THE PROBLEM
Output the material beneath this task exactly, images excluded.
— start INFORMATION SHOWN —
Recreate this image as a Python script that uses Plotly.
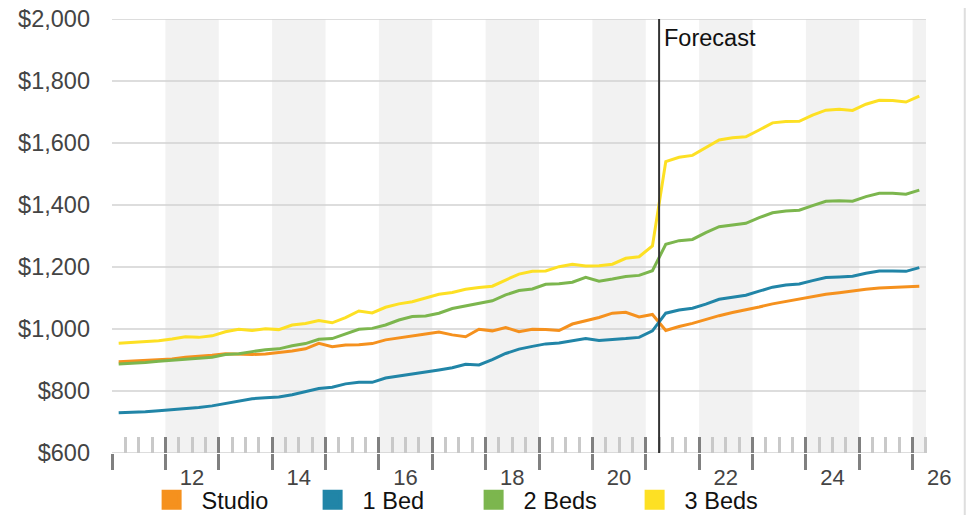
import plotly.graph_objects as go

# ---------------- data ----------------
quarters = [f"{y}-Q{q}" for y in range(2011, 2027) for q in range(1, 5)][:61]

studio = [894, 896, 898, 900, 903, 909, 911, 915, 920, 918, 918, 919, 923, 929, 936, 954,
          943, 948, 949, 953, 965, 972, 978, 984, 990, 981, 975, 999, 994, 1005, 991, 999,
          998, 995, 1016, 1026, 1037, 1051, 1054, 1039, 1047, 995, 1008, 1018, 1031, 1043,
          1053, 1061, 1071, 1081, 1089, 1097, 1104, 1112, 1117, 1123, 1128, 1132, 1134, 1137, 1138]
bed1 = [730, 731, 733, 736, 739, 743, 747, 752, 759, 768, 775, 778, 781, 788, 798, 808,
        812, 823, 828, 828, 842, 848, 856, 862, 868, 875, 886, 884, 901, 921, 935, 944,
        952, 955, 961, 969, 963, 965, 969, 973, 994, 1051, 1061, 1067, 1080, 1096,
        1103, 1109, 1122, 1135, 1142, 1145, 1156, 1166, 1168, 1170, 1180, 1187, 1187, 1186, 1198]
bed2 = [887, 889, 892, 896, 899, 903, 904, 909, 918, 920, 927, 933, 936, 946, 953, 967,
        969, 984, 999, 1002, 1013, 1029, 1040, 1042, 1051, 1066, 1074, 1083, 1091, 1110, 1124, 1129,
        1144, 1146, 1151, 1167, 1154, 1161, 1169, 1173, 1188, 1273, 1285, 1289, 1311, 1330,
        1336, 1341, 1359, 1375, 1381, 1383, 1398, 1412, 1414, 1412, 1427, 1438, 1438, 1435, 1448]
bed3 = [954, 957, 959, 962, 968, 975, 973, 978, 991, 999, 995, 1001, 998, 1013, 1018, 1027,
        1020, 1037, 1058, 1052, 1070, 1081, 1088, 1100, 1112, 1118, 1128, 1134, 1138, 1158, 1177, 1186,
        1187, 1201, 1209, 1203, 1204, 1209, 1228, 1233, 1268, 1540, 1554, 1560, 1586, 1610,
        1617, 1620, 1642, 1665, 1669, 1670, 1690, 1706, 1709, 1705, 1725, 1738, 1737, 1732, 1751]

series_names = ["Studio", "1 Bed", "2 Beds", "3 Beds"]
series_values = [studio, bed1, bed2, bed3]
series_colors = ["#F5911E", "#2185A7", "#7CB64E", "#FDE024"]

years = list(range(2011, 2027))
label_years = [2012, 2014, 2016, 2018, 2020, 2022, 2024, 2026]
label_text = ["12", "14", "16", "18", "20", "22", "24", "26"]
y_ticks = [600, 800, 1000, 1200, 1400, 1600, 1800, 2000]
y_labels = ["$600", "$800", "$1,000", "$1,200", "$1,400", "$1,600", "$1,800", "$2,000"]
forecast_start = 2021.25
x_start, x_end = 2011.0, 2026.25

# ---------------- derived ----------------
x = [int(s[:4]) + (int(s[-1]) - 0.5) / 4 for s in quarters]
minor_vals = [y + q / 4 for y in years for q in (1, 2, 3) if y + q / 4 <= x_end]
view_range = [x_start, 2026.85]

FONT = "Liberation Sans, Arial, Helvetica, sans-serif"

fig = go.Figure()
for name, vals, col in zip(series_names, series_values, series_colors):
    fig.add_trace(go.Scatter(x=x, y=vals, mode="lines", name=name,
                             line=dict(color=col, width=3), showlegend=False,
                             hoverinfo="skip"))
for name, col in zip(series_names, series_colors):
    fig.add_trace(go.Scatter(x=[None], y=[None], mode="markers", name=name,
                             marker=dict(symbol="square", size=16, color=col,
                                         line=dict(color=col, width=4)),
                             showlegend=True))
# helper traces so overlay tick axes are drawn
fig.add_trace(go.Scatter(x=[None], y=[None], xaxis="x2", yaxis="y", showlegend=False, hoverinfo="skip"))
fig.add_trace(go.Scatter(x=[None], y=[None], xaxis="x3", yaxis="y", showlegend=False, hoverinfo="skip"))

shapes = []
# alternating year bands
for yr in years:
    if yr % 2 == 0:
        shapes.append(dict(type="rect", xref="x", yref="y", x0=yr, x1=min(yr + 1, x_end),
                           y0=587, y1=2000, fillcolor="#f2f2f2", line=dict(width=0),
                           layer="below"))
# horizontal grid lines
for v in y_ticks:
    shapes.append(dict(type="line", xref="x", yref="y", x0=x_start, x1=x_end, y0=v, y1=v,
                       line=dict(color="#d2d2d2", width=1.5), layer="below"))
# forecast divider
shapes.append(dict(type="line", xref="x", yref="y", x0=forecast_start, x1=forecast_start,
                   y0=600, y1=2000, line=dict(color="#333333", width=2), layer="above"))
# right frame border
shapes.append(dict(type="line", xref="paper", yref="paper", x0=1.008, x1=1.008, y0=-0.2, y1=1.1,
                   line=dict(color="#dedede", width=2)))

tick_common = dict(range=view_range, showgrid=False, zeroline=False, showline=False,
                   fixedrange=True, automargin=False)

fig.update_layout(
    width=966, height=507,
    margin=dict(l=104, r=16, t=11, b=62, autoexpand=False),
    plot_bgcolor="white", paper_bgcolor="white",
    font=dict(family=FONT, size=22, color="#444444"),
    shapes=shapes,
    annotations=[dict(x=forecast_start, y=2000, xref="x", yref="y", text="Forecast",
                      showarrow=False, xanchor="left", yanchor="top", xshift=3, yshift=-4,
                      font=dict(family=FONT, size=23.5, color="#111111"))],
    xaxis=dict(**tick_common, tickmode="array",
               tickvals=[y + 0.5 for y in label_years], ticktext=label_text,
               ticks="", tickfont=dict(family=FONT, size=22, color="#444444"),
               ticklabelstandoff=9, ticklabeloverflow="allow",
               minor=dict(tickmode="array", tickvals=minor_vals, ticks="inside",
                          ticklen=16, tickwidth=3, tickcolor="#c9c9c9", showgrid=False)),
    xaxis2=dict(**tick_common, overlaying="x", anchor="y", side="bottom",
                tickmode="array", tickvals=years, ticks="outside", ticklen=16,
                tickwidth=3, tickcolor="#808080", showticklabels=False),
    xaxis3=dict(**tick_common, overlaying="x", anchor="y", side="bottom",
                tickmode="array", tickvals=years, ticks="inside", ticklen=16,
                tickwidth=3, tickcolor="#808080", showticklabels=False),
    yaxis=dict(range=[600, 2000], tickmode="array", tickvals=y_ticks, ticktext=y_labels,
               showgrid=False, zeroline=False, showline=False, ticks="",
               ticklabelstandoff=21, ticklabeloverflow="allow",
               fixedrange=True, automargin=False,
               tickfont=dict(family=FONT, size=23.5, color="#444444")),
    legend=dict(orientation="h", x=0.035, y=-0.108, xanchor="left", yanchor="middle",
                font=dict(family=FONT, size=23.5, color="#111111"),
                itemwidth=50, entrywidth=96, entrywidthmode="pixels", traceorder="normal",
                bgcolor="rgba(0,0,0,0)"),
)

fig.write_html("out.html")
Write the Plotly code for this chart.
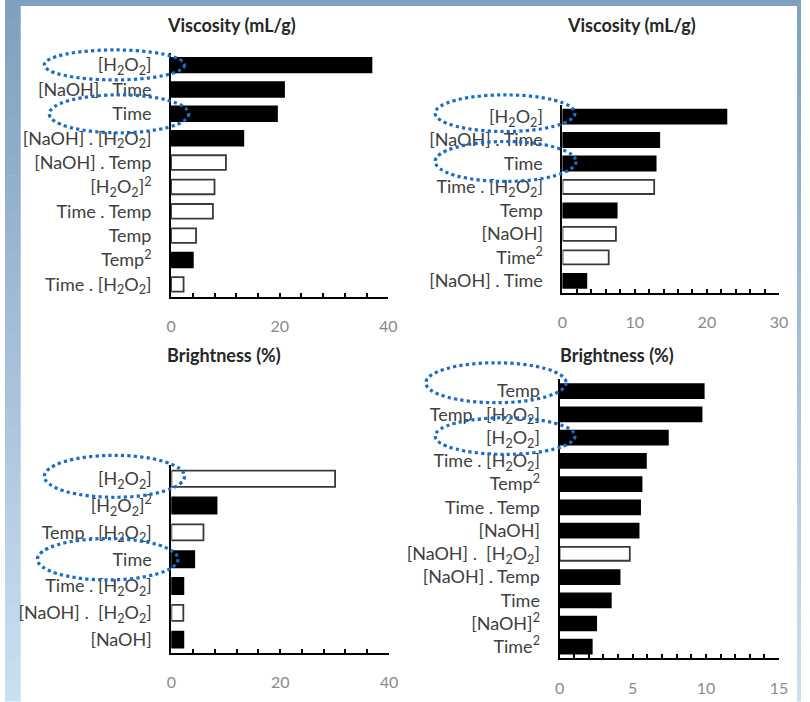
— end INFORMATION SHOWN —
FULL RESPONSE
Recreate this image as a Python script that uses Plotly.
import plotly.graph_objects as go

# ---------------- data ----------------
quarters = [f"{y}-Q{q}" for y in range(2011, 2027) for q in range(1, 5)][:61]

studio = [894, 896, 898, 900, 903, 909, 911, 915, 920, 918, 918, 919, 923, 929, 936, 954,
          943, 948, 949, 953, 965, 972, 978, 984, 990, 981, 975, 999, 994, 1005, 991, 999,
          998, 995, 1016, 1026, 1037, 1051, 1054, 1039, 1047, 995, 1008, 1018, 1031, 1043,
          1053, 1061, 1071, 1081, 1089, 1097, 1104, 1112, 1117, 1123, 1128, 1132, 1134, 1137, 1138]
bed1 = [730, 731, 733, 736, 739, 743, 747, 752, 759, 768, 775, 778, 781, 788, 798, 808,
        812, 823, 828, 828, 842, 848, 856, 862, 868, 875, 886, 884, 901, 921, 935, 944,
        952, 955, 961, 969, 963, 965, 969, 973, 994, 1051, 1061, 1067, 1080, 1096,
        1103, 1109, 1122, 1135, 1142, 1145, 1156, 1166, 1168, 1170, 1180, 1187, 1187, 1186, 1198]
bed2 = [887, 889, 892, 896, 899, 903, 904, 909, 918, 920, 927, 933, 936, 946, 953, 967,
        969, 984, 999, 1002, 1013, 1029, 1040, 1042, 1051, 1066, 1074, 1083, 1091, 1110, 1124, 1129,
        1144, 1146, 1151, 1167, 1154, 1161, 1169, 1173, 1188, 1273, 1285, 1289, 1311, 1330,
        1336, 1341, 1359, 1375, 1381, 1383, 1398, 1412, 1414, 1412, 1427, 1438, 1438, 1435, 1448]
bed3 = [954, 957, 959, 962, 968, 975, 973, 978, 991, 999, 995, 1001, 998, 1013, 1018, 1027,
        1020, 1037, 1058, 1052, 1070, 1081, 1088, 1100, 1112, 1118, 1128, 1134, 1138, 1158, 1177, 1186,
        1187, 1201, 1209, 1203, 1204, 1209, 1228, 1233, 1268, 1540, 1554, 1560, 1586, 1610,
        1617, 1620, 1642, 1665, 1669, 1670, 1690, 1706, 1709, 1705, 1725, 1738, 1737, 1732, 1751]

series_names = ["Studio", "1 Bed", "2 Beds", "3 Beds"]
series_values = [studio, bed1, bed2, bed3]
series_colors = ["#F5911E", "#2185A7", "#7CB64E", "#FDE024"]

years = list(range(2011, 2027))
label_years = [2012, 2014, 2016, 2018, 2020, 2022, 2024, 2026]
label_text = ["12", "14", "16", "18", "20", "22", "24", "26"]
y_ticks = [600, 800, 1000, 1200, 1400, 1600, 1800, 2000]
y_labels = ["$600", "$800", "$1,000", "$1,200", "$1,400", "$1,600", "$1,800", "$2,000"]
forecast_start = 2021.25
x_start, x_end = 2011.0, 2026.25

# ---------------- derived ----------------
x = [int(s[:4]) + (int(s[-1]) - 0.5) / 4 for s in quarters]
minor_vals = [y + q / 4 for y in years for q in (1, 2, 3) if y + q / 4 <= x_end]
view_range = [x_start, 2026.85]

FONT = "Liberation Sans, Arial, Helvetica, sans-serif"

fig = go.Figure()
for name, vals, col in zip(series_names, series_values, series_colors):
    fig.add_trace(go.Scatter(x=x, y=vals, mode="lines", name=name,
                             line=dict(color=col, width=3), showlegend=False,
                             hoverinfo="skip"))
for name, col in zip(series_names, series_colors):
    fig.add_trace(go.Scatter(x=[None], y=[None], mode="markers", name=name,
                             marker=dict(symbol="square", size=16, color=col,
                                         line=dict(color=col, width=4)),
                             showlegend=True))
# helper traces so overlay tick axes are drawn
fig.add_trace(go.Scatter(x=[None], y=[None], xaxis="x2", yaxis="y", showlegend=False, hoverinfo="skip"))
fig.add_trace(go.Scatter(x=[None], y=[None], xaxis="x3", yaxis="y", showlegend=False, hoverinfo="skip"))

shapes = []
# alternating year bands
for yr in years:
    if yr % 2 == 0:
        shapes.append(dict(type="rect", xref="x", yref="y", x0=yr, x1=min(yr + 1, x_end),
                           y0=587, y1=2000, fillcolor="#f2f2f2", line=dict(width=0),
                           layer="below"))
# horizontal grid lines
for v in y_ticks:
    shapes.append(dict(type="line", xref="x", yref="y", x0=x_start, x1=x_end, y0=v, y1=v,
                       line=dict(color="#d2d2d2", width=1.5), layer="below"))
# forecast divider
shapes.append(dict(type="line", xref="x", yref="y", x0=forecast_start, x1=forecast_start,
                   y0=600, y1=2000, line=dict(color="#333333", width=2), layer="above"))
# right frame border
shapes.append(dict(type="line", xref="paper", yref="paper", x0=1.008, x1=1.008, y0=-0.2, y1=1.1,
                   line=dict(color="#dedede", width=2)))

tick_common = dict(range=view_range, showgrid=False, zeroline=False, showline=False,
                   fixedrange=True, automargin=False)

fig.update_layout(
    width=966, height=507,
    margin=dict(l=104, r=16, t=11, b=62, autoexpand=False),
    plot_bgcolor="white", paper_bgcolor="white",
    font=dict(family=FONT, size=22, color="#444444"),
    shapes=shapes,
    annotations=[dict(x=forecast_start, y=2000, xref="x", yref="y", text="Forecast",
                      showarrow=False, xanchor="left", yanchor="top", xshift=3, yshift=-4,
                      font=dict(family=FONT, size=23.5, color="#111111"))],
    xaxis=dict(**tick_common, tickmode="array",
               tickvals=[y + 0.5 for y in label_years], ticktext=label_text,
               ticks="", tickfont=dict(family=FONT, size=22, color="#444444"),
               ticklabelstandoff=9, ticklabeloverflow="allow",
               minor=dict(tickmode="array", tickvals=minor_vals, ticks="inside",
                          ticklen=16, tickwidth=3, tickcolor="#c9c9c9", showgrid=False)),
    xaxis2=dict(**tick_common, overlaying="x", anchor="y", side="bottom",
                tickmode="array", tickvals=years, ticks="outside", ticklen=16,
                tickwidth=3, tickcolor="#808080", showticklabels=False),
    xaxis3=dict(**tick_common, overlaying="x", anchor="y", side="bottom",
                tickmode="array", tickvals=years, ticks="inside", ticklen=16,
                tickwidth=3, tickcolor="#808080", showticklabels=False),
    yaxis=dict(range=[600, 2000], tickmode="array", tickvals=y_ticks, ticktext=y_labels,
               showgrid=False, zeroline=False, showline=False, ticks="",
               ticklabelstandoff=21, ticklabeloverflow="allow",
               fixedrange=True, automargin=False,
               tickfont=dict(family=FONT, size=23.5, color="#444444")),
    legend=dict(orientation="h", x=0.035, y=-0.108, xanchor="left", yanchor="middle",
                font=dict(family=FONT, size=23.5, color="#111111"),
                itemwidth=50, entrywidth=96, entrywidthmode="pixels", traceorder="normal",
                bgcolor="rgba(0,0,0,0)"),
)

fig.write_html("out.html")
Write the Plotly code for this chart.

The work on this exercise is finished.